Sandy MacKenzie introduced himself as the Chair of the LNHP team (since Oct he said). He mentioned the importance of the powerfulness of individual objections, or support. Jenny Whittle (the Maidstone Borough Councillor) and Tom & Jannetta Sams also attended. The meeting was about half full at the 10.15 start, by the finish around 12 noon it was full [ie all the chairs were occupied – something around 40-50 people, though I didn’t do a proper headcount]. There was mention that Lenham had around 3,000 people, and 300 had attended the 17 October 15 consultation in the primary school. The formal adoption of the NHP needed 50% – but this was of the turnout, not of the whole 3,000 people. It was just like in a General Election, if only 100 people turned out, and 51 voted for – then it was formally agreed. Kingsley and David attended from Designscape. They did a presentation, mentioning that the LNHP had to be in line with the National Planning Policy Framework (NPPF) and the Local Authority Plan – Maidstone didn’t have one yet, and was woefully behind in actually achieving one. Lenham’s was not as far forward as Broomfield & Kingswood’s, which was 90% done. They said that, among other statements from Maidstone Borough Council (MBC), one was that “Lenham must be seen to do its bit for the Borough’’ (presumably re Planning/House building).
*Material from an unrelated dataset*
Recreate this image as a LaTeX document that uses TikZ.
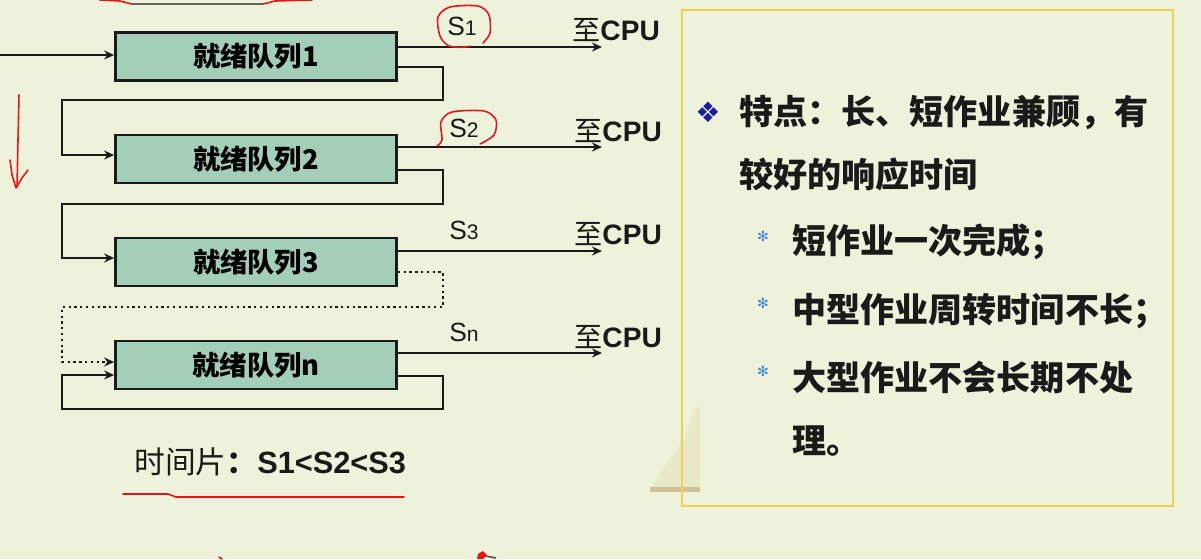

Things Lenham needs to understand:

  • Lenham can’t place too much reliance on the AONB and proximity to the AONB
  • People need to lobby the AONB Joint Advisory Committee
  • Tourism is important, as is culture, and the economy
  • The principle of anti-coalescence is important – and MBC seems interested in maintaining the separation to the West with Harrietsham, but seems less interested in what goes on to the East (direction Ashford [presumably because (a.) there’s space in that direction and (b.) they’re not interested in Ashford who can look after itself (!)].

It is sensible to lobby the Kent Downs AONB Partnership (AONB=area of outstanding natural beauty) – they are a small outfit based in Ashford whose job is to advise councils throughout Kent on AONB matters. They have a Joint Advisory Committee – to whom letters can be addressed. It was these people who advised MBC on the Tanyard Farm development that a band of trees between the houses and the road would mitigate the detrimental effect of ‘development’ there on the environment [personally, I don’t agree, but that was their stated opinion apparently]. They are at and the LNHP team and Designscape recommended the audience write to them with their views on development in Lenham. Given they also appear to be saying development East of Lenham is not a real problem, writing to them to give ‘’your’’ opinions why it would be a bad thing might be a good idea.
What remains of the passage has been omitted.